My work is ONLY for TSAN on aarch64-android. Where are you seeing me "touching" other architectures? The new bits for the __sanitizer_XXX structs are directly from bionic .h headers, which *IS* platform-neutral. 

Can you please poin to a specific point in the patch that you *know* will negatively impact other architectures? Please be specific. I am unware of any such bits in the patch, and if it really *does* impact other platforms, then it is merely mistake on my part that was (correctly!) caught at code review time, and thus will be corrected quickly.

 > 
 > Linaro has added *a lot* of sanitizers to AArch64. The way we did was to
 > have all changes local until *all* the tests pass. If *one or two* tests were
 > flaky, we marked them as "REQUIRES: stable-runtime" and investigated it.

[ jasonk --> ] Moot point. I think. I am not suggesting anything substantively different than how ASAN/AARCH64 was integrated into compiler-rt. Please read below.

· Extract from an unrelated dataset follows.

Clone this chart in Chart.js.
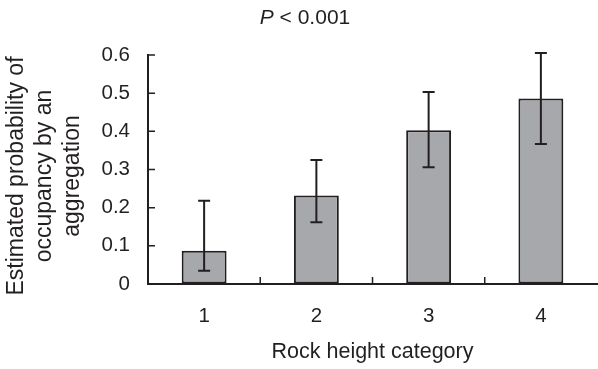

> Have you tested your changes in x86_64 Android/Linux? AArch64 Linux?
 > What other arches would it touch? Mips64?

[ jasonk --> ] Uhh, my work is ONLY for android-aarch64. Others can jump in and improve for other android platforms (non-aarch64) as they see fit. Where are you getting all these other architectures from???? I am ONLY touching TSAN on android AND aarch64. Nothing else. Its not even turned on unless a specific CMAKE flag is passed during configure time.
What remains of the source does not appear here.